__RECORDS PROVIDED__
## start

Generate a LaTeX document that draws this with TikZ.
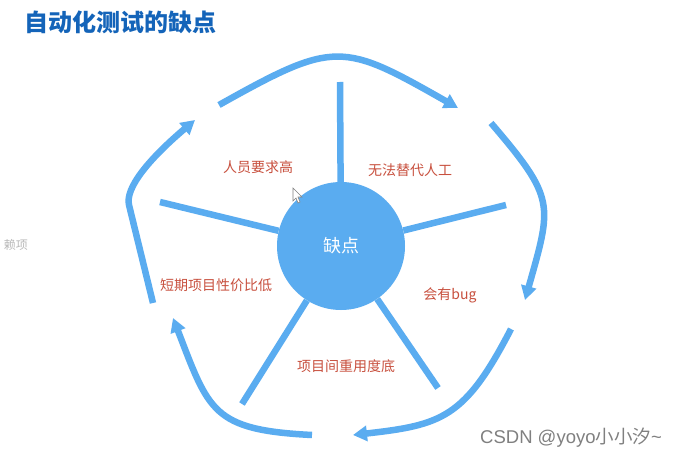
\documentclass[tikz,border=0pt]{standalone}
\usepackage{fontspec}
\newfontfamily\cjk{Noto Sans CJK SC}
\newfontfamily\latinsans{Liberation Sans}
\usetikzlibrary{arrows.meta}
\definecolor{lineblue}{RGB}{90,172,240}
\definecolor{titleblue}{RGB}{20,100,185}
\definecolor{labelred}{RGB}{200,80,62}
\definecolor{wmgray}{RGB}{128,128,128}
\definecolor{ghostgray}{RGB}{185,185,185}
\begin{document}
\begin{tikzpicture}[x=1pt,y=-1pt,
  spoke/.style={draw=lineblue,line width=6.5pt},
  flow/.style={draw=lineblue,line width=6.5pt,-{Triangle[length=14pt,width=15pt]}},
  lbl/.style={text=labelred,font=\cjk\fontsize{14}{16}\selectfont,inner sep=0pt},
  hub/.style={circle,fill=lineblue,minimum size=128pt,inner sep=0pt,text=white,font=\cjk\fontsize{18}{20}\selectfont}]
\useasboundingbox (0,0) rectangle (675,457);
\fill[white] (0,0) rectangle (675,457);

% title
\node[anchor=west,inner sep=0pt,text=titleblue,font=\cjk\bfseries\fontsize{24}{26}\selectfont] (title) at (24,22) {自动化测试的缺点};

% hub
\node[hub] (c) at (341,246) {缺点};

% spoke ends
\coordinate (s1) at (340,82);
\coordinate (s2) at (506,205);
\coordinate (s3) at (438,388);
\coordinate (s4) at (242,404);
\coordinate (s5) at (160,202);
\foreach \s in {s1,s2,s3,s4,s5} \draw[spoke] (c) -- (\s);

% outer arrows
\coordinate (a1s) at (219,105); \coordinate (a1e) at (458,108);
\coordinate (a2s) at (491,123); \coordinate (a2e) at (525,300);
\coordinate (a3s) at (511,329); \coordinate (a3e) at (353,435);
\coordinate (a4s) at (312,435); \coordinate (a4e) at (173,318);
\coordinate (a5s) at (153,303); \coordinate (a5m) at (129,205); \coordinate (a5e) at (195,120);
\draw[flow] (a1s) .. controls (335,40) and (342,42) .. (a1e);
\draw[flow] (a2s) .. controls (556,199) and (552,204) .. (a2e);
\draw[flow] (a3s) .. controls (465,418) and (442,425) .. (a3e);
\draw[flow] (a4s) .. controls (212,430) and (209,411) .. (a4e);
\draw[flow] (a5s) -- (a5m) .. controls (125,188) and (149,159) .. (a5e);

% labels
\node[lbl] (l1) at (258,167) {人员要求高};
\node[lbl] (l2) at (410,170) {无法替代人工};
\node[lbl] (l3) at (450,295) {会有bug};
\node[lbl] (l4) at (346,366) {项目间重用度底};
\node[lbl] (l5) at (216,285) {短期项目性价比低};

% partial text at left edge
\node[anchor=east,inner sep=0pt,text=ghostgray,font=\cjk\fontsize{12}{13}\selectfont] (ghost) at (28,245) {赖项};

% mouse cursor
\filldraw[fill=white,draw=gray,line width=0.6pt] (293,188) -- (293,201) -- (296,198) -- (298,203) -- (300,202) -- (298,197) -- (302,197) -- cycle;

% watermark
\node[anchor=west,inner sep=0pt,text=wmgray,font=\latinsans\fontsize{18.5}{20}\selectfont] (wm) at (480,438) {CSDN @yoyo{\cjk 小小汐}\textasciitilde};
\end{tikzpicture}
\end{document}
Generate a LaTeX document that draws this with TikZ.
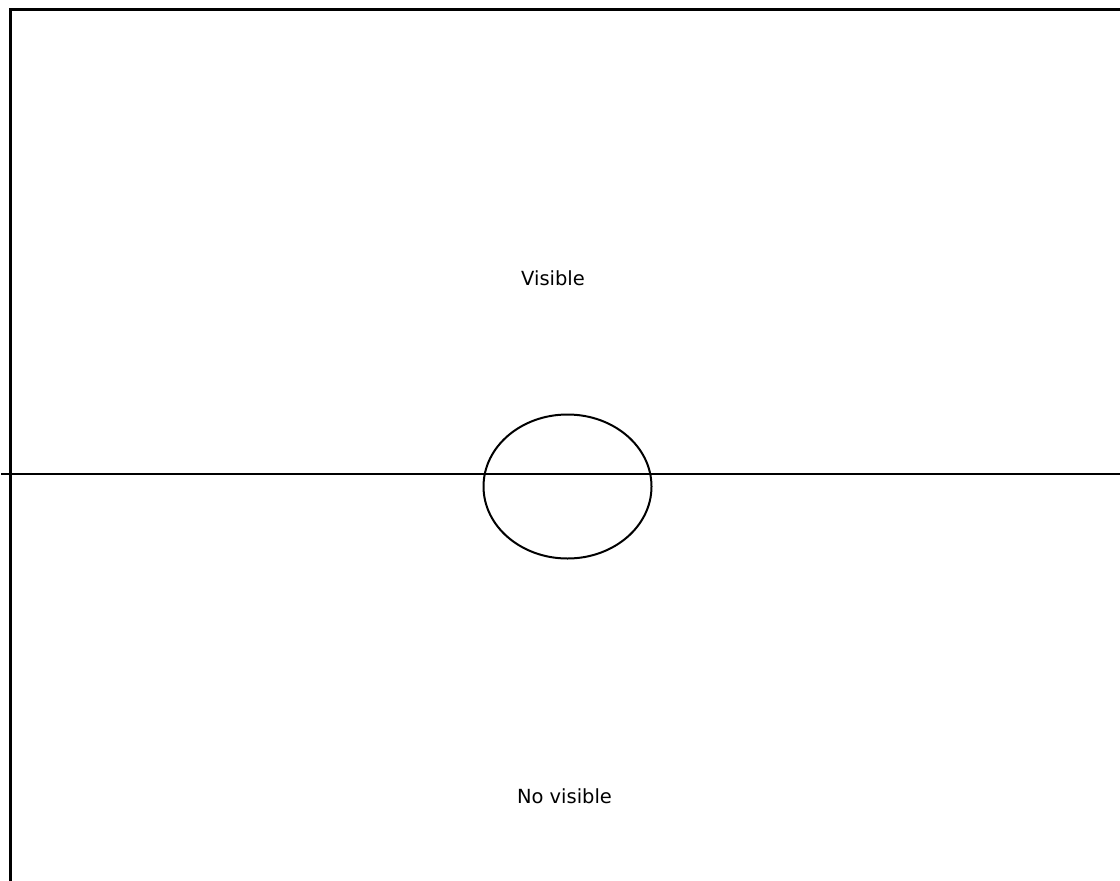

## end

__STATED EXERCISE__
Copy out the data above exactly, except the pictures.

__FULL SOLUTION__
Generate a LaTeX document that draws this with TikZ.
\documentclass[tikz,border=0pt]{standalone}
\usepackage{fontspec}
\newfontfamily\cjk{Noto Sans CJK SC}
\newfontfamily\latinsans{Liberation Sans}
\usetikzlibrary{arrows.meta}
\definecolor{lineblue}{RGB}{90,172,240}
\definecolor{titleblue}{RGB}{20,100,185}
\definecolor{labelred}{RGB}{200,80,62}
\definecolor{wmgray}{RGB}{128,128,128}
\definecolor{ghostgray}{RGB}{185,185,185}
\begin{document}
\begin{tikzpicture}[x=1pt,y=-1pt,
  spoke/.style={draw=lineblue,line width=6.5pt},
  flow/.style={draw=lineblue,line width=6.5pt,-{Triangle[length=14pt,width=15pt]}},
  lbl/.style={text=labelred,font=\cjk\fontsize{14}{16}\selectfont,inner sep=0pt},
  hub/.style={circle,fill=lineblue,minimum size=128pt,inner sep=0pt,text=white,font=\cjk\fontsize{18}{20}\selectfont}]
\useasboundingbox (0,0) rectangle (675,457);
\fill[white] (0,0) rectangle (675,457);

% title
\node[anchor=west,inner sep=0pt,text=titleblue,font=\cjk\bfseries\fontsize{24}{26}\selectfont] (title) at (24,22) {自动化测试的缺点};

% hub
\node[hub] (c) at (341,246) {缺点};

% spoke ends
\coordinate (s1) at (340,82);
\coordinate (s2) at (506,205);
\coordinate (s3) at (438,388);
\coordinate (s4) at (242,404);
\coordinate (s5) at (160,202);
\foreach \s in {s1,s2,s3,s4,s5} \draw[spoke] (c) -- (\s);

% outer arrows
\coordinate (a1s) at (219,105); \coordinate (a1e) at (458,108);
\coordinate (a2s) at (491,123); \coordinate (a2e) at (525,300);
\coordinate (a3s) at (511,329); \coordinate (a3e) at (353,435);
\coordinate (a4s) at (312,435); \coordinate (a4e) at (173,318);
\coordinate (a5s) at (153,303); \coordinate (a5m) at (129,205); \coordinate (a5e) at (195,120);
\draw[flow] (a1s) .. controls (335,40) and (342,42) .. (a1e);
\draw[flow] (a2s) .. controls (556,199) and (552,204) .. (a2e);
\draw[flow] (a3s) .. controls (465,418) and (442,425) .. (a3e);
\draw[flow] (a4s) .. controls (212,430) and (209,411) .. (a4e);
\draw[flow] (a5s) -- (a5m) .. controls (125,188) and (149,159) .. (a5e);

% labels
\node[lbl] (l1) at (258,167) {人员要求高};
\node[lbl] (l2) at (410,170) {无法替代人工};
\node[lbl] (l3) at (450,295) {会有bug};
\node[lbl] (l4) at (346,366) {项目间重用度底};
\node[lbl] (l5) at (216,285) {短期项目性价比低};

% partial text at left edge
\node[anchor=east,inner sep=0pt,text=ghostgray,font=\cjk\fontsize{12}{13}\selectfont] (ghost) at (28,245) {赖项};

% mouse cursor
\filldraw[fill=white,draw=gray,line width=0.6pt] (293,188) -- (293,201) -- (296,198) -- (298,203) -- (300,202) -- (298,197) -- (302,197) -- cycle;

% watermark
\node[anchor=west,inner sep=0pt,text=wmgray,font=\latinsans\fontsize{18.5}{20}\selectfont] (wm) at (480,438) {CSDN @yoyo{\cjk 小小汐}\textasciitilde};
\end{tikzpicture}
\end{document}
Generate a LaTeX document that draws this with TikZ.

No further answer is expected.